Although Le Guin's work does not much resemble the jokey surrealism currently fashionable in poetry, she is excellent company, intelligent and frequently razor-sharp wise. She offers the testimony of a practiced writer with layered insights into old age, as too few have done before her, and we willingly follow her ... Le Guin's last completed collection should be accessible to a wide range of readers, including her fiction fans; her keen and eloquent style engages age, memory, nature, time, and perception.
Fans will recognize some of the motifs here—cats, wind, strong women—as well as her exploration of the intersection between soul and body, the knowable and the unknown. The writing is clear, artful and reverent as Le Guin looks back at key memories and concerns and looks forward to what is next: 'Spirit, rehearse the journey of the body/ that are to come, the motions/ of the matter that held you.'
The poems are aware of the earth, the human connection to the earth, and the beauty of what cannot be known now ... Such perspective becomes cosmic ... Readers enter the speaker’s dreams, the waking hours, and the spaces in between ... Thematically, the unknown occupies a great deal of space throughout the poems ... The uncertainty of the poems, their dreamlike quality, is spun over readers again and again. The themes are accentuated by short, alliterative lines in which sound haunts just as much as the subject matter does ... In an intriguing way, So Far So Good frees the speaker from the traditional moorings of time and space. Like a time traveler, the speaker moves through memory into spaces beyond her understanding ... Readers who rest in these meditative poems are sure to find the voice of the beloved Le Guin just as intriguing as they did in her prose.
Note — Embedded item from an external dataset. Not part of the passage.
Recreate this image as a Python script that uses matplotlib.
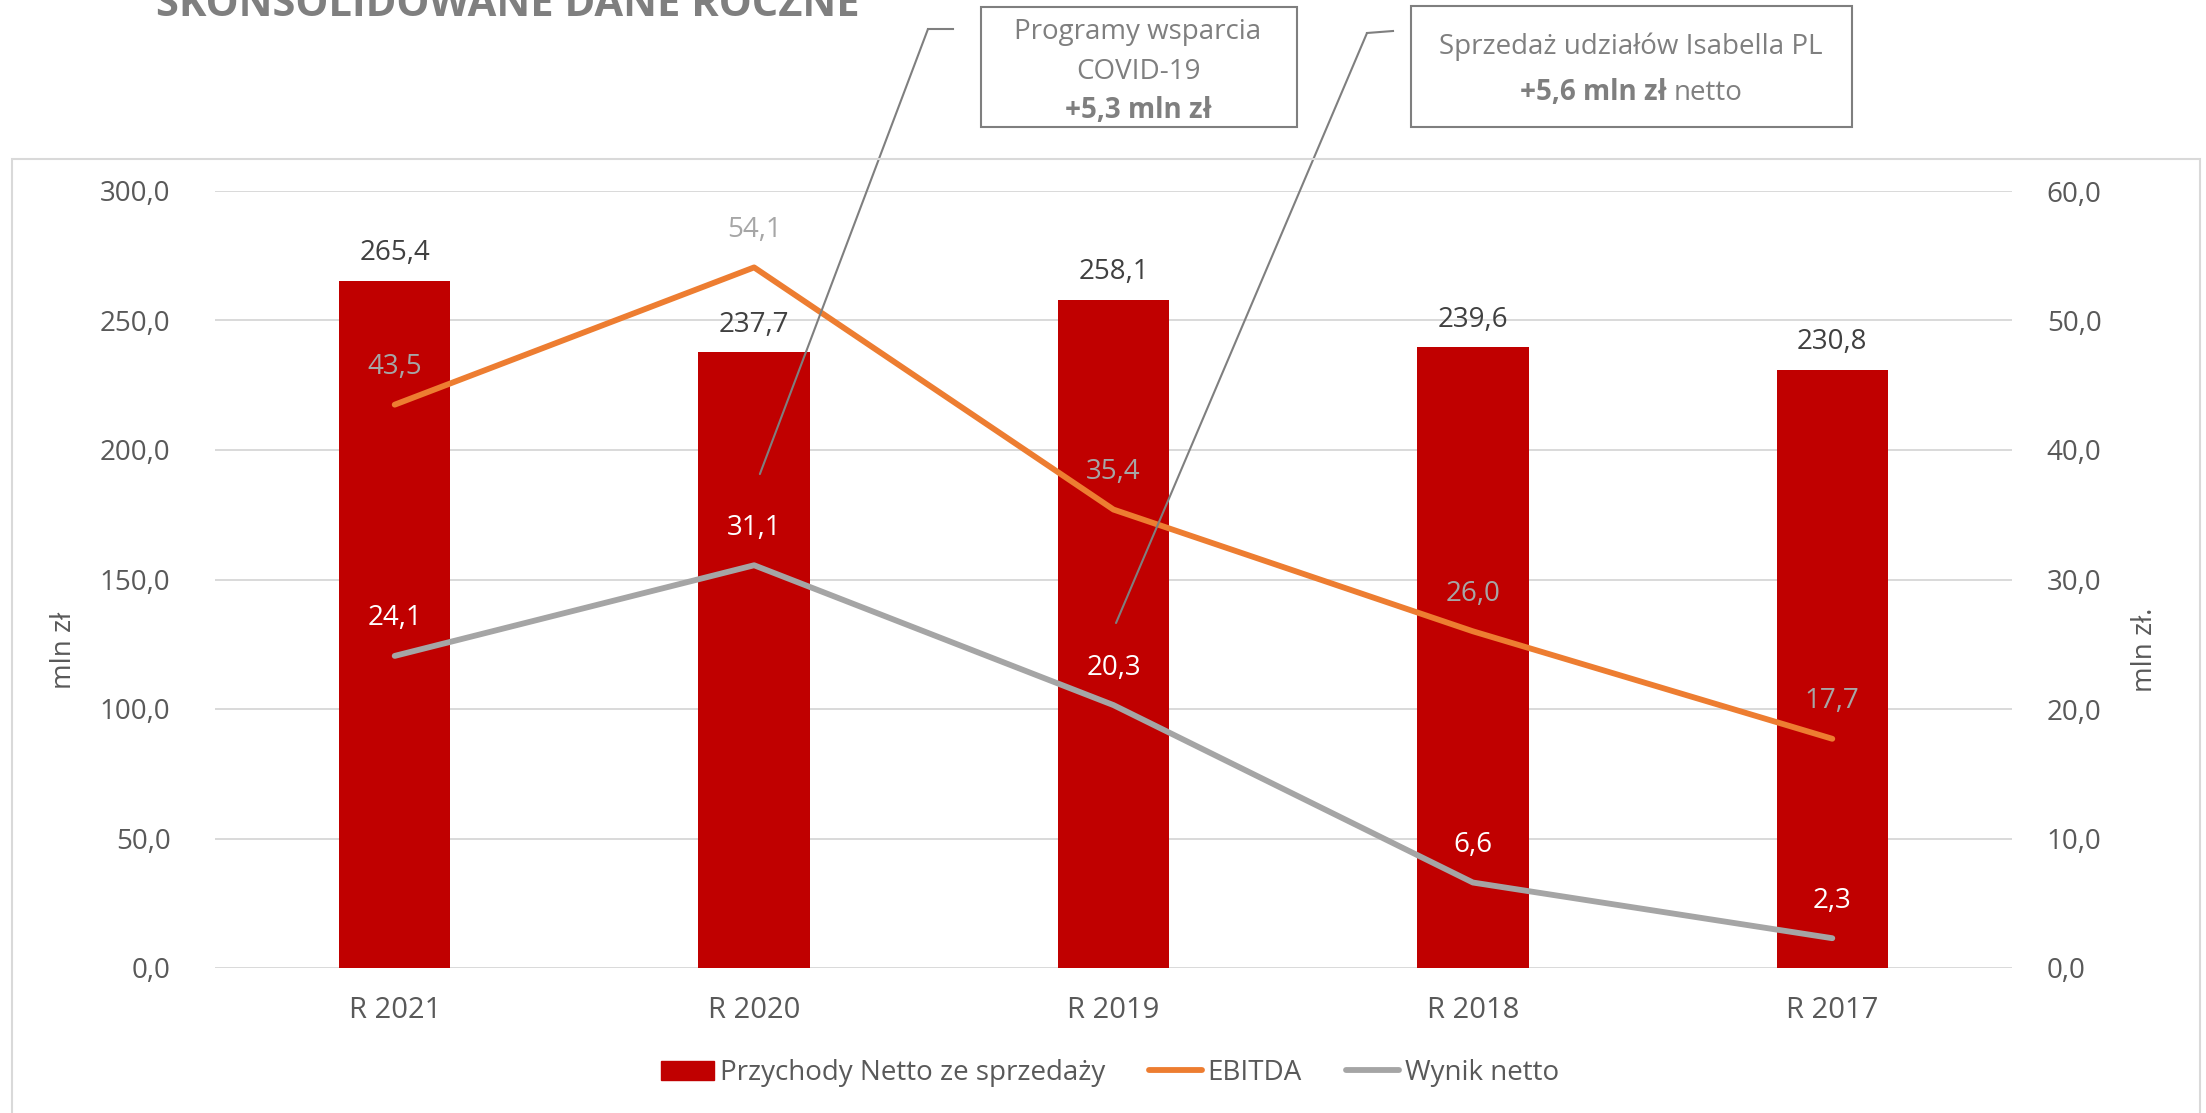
import matplotlib
matplotlib.use("Agg")
import matplotlib.pyplot as plt
from matplotlib.patches import Rectangle
from matplotlib.lines import Line2D

plt.rcParams['font.family'] = ['Open Sans', 'DejaVu Sans']

# data
years = ["R 2021", "R 2020", "R 2019", "R 2018", "R 2017"]
revenue = [265.4, 237.7, 258.1, 239.6, 230.8]
ebitda = [43.5, 54.1, 35.4, 26.0, 17.7]
net_result = [24.1, 31.1, 20.3, 6.6, 2.3]
left_ticks = [0, 50, 100, 150, 200, 250, 300]
right_ticks = [0, 10, 20, 30, 40, 50, 60]

RED = "#C00000"
ORANGE = "#ED7D31"
GRAY = "#A5A5A5"
TXT = "#595959"
GRID = "#D9D9D9"
BOXGRAY = "#7F7F7F"

W, H = 2206, 1113
FS = 20


def fx(x):
    return x / W


def fy(y):
    # y measured in pixels from the top edge
    return 1 - y / H


def fmt(v):
    return f"{v:.1f}".replace(".", ",")


fig = plt.figure(figsize=(W / 100, H / 100), dpi=100)
ax = fig.add_axes([fx(215), fy(968), fx(2012) - fx(215), fy(191) - fy(968)])
ax2 = ax.twinx()

x = list(range(len(years)))
ax.bar(x, revenue, width=0.31, color=RED, zorder=2)
ax.set_xlim(-0.5, len(years) - 0.5)
ax.set_ylim(0, 300)
ax2.set_ylim(0, 60)

ax.set_axisbelow(True)
ax.yaxis.grid(True, color=GRID, lw=1.4)
for a in (ax, ax2):
    for s in a.spines.values():
        s.set_visible(False)

ax.set_xticks(x)
ax.set_xticklabels(years)
ax.set_yticks(left_ticks)
ax.set_yticklabels([fmt(t) for t in left_ticks])
ax2.set_yticks(right_ticks)
ax2.set_yticklabels([fmt(t) for t in right_ticks])
ax.tick_params(axis="x", length=0, labelsize=21, colors=TXT, pad=20)
ax.tick_params(axis="y", length=0, labelsize=FS, colors=TXT, pad=32)
ax2.tick_params(axis="y", length=0, labelsize=FS, colors=TXT, pad=25)

ax2.plot(x, ebitda, color=ORANGE, lw=4.2, solid_capstyle="round", zorder=3)
ax2.plot(x, net_result, color=GRAY, lw=4.2, solid_capstyle="round", zorder=3)

for i, v in enumerate(revenue):
    ax.annotate(fmt(v), (i, v), xytext=(0, 20), textcoords="offset points",
                ha="center", va="center", fontsize=FS, color="#404040")
for i, v in enumerate(ebitda):
    ax2.annotate(fmt(v), (i, v), xytext=(0, 27), textcoords="offset points",
                 ha="center", va="center", fontsize=FS, color="#A6A6A6", zorder=4)
for i, v in enumerate(net_result):
    ax2.annotate(fmt(v), (i, v), xytext=(0, 27), textcoords="offset points",
                 ha="center", va="center", fontsize=FS, color="white", zorder=4)

# axis titles
fig.text(fx(64), fy(650), "mln zł", rotation=90, ha="center", va="center",
         fontsize=FS, color=TXT)
fig.text(fx(2145), fy(650), "mln zł.", rotation=90, ha="center", va="center",
         fontsize=FS, color=TXT)

# legend
handles = [Rectangle((0, 0), 1, 1, color=RED),
           Line2D([], [], color=ORANGE, lw=4.2, solid_capstyle="round"),
           Line2D([], [], color=GRAY, lw=4.2, solid_capstyle="round")]
labels = ["Przychody Netto ze sprzedaży", "EBITDA", "Wynik netto"]
fig.legend(handles, labels, loc="center", bbox_to_anchor=(fx(1110), fy(1073)),
           ncol=3, frameon=False, fontsize=FS, handlelength=1.9,
           handletextpad=0.2, columnspacing=1.6, labelcolor=TXT)

# outer chart frame
fig.add_artist(Rectangle((fx(12), fy(1125)), fx(2200) - fx(12), fy(159) - fy(1125),
                         transform=fig.transFigure, fill=False, edgecolor=GRID, lw=1.5))

# title, cut off at the top edge
fig.text(fx(156), fy(16), "SKONSOLIDOWANE DANE ROCZNE", fontsize=30,
         fontweight="bold", color=BOXGRAY, ha="left", va="baseline")

# callout boxes
fig.add_artist(Rectangle((fx(981), fy(127)), fx(1297) - fx(981), fy(7) - fy(127),
                         transform=fig.transFigure, facecolor="white",
                         edgecolor=BOXGRAY, lw=1.5))
fig.add_artist(Rectangle((fx(1411), fy(127)), fx(1852) - fx(1411), fy(6) - fy(127),
                         transform=fig.transFigure, facecolor="white",
                         edgecolor=BOXGRAY, lw=1.5))

fig.text(fx(1138), fy(39), "Programy wsparcia", ha="center", va="baseline",
         fontsize=FS, color=BOXGRAY)
fig.text(fx(1138), fy(79), "COVID-19", ha="center", va="baseline",
         fontsize=FS, color=BOXGRAY)
fig.text(fx(1138), fy(118), "+5,3 mln zł", ha="center", va="baseline",
         fontsize=FS, fontweight="bold", color=BOXGRAY)
fig.text(fx(1631), fy(54), "Sprzedaż udziałów Isabella PL", ha="center",
         va="baseline", fontsize=FS, color=BOXGRAY)

fig.canvas.draw()
renderer = fig.canvas.get_renderer()
t_bold = fig.text(0, fy(100), "+5,6 mln zł", ha="left", va="baseline",
                  fontsize=FS, fontweight="bold", color=BOXGRAY)
t_norm = fig.text(0, fy(100), "netto", ha="left", va="baseline",
                  fontsize=FS, color=BOXGRAY)
wb = t_bold.get_window_extent(renderer).width
wn = t_norm.get_window_extent(renderer).width
gap = 0.26 * FS * 100 / 72
start = 1631 - (wb + gap + wn) / 2
t_bold.set_x(fx(start))
t_norm.set_x(fx(start + wb + gap))

# leader lines from the boxes down into the chart
for stub, kink, target in [((953, 29), (928, 29), (1.016, 190.7)),
                           ((1393, 31), (1367, 33), (2.007, 133.2))]:
    fig.add_artist(Line2D([fx(stub[0]), fx(kink[0])], [fy(stub[1]), fy(kink[1])],
                          transform=fig.transFigure, color=BOXGRAY, lw=1.5))
    ax2.annotate("", xy=target, xycoords=ax.transData,
                 xytext=(fx(kink[0]), fy(kink[1])), textcoords="figure fraction",
                 arrowprops=dict(arrowstyle="-", color=BOXGRAY, lw=1.5,
                                 shrinkA=0, shrinkB=0),
                 annotation_clip=False, zorder=6)

fig.savefig("out.png", dpi=100)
Of the poems assembled in this collection, readers may ask are they nearly as fast as, or faster than, light? They are koan-ical, comical; here a little Dorothy Parker, there a touch Richard Brautigan. And so they are ever-shadowy where objects block the sun ... these poems are candid in the extreme, casual in the faces of death, funny, glum, reverent, irreverent, certain, uncertain, but never trivial, never an afterthought, never the product of anything other than rigor and discipline and delight in what’s left of the world.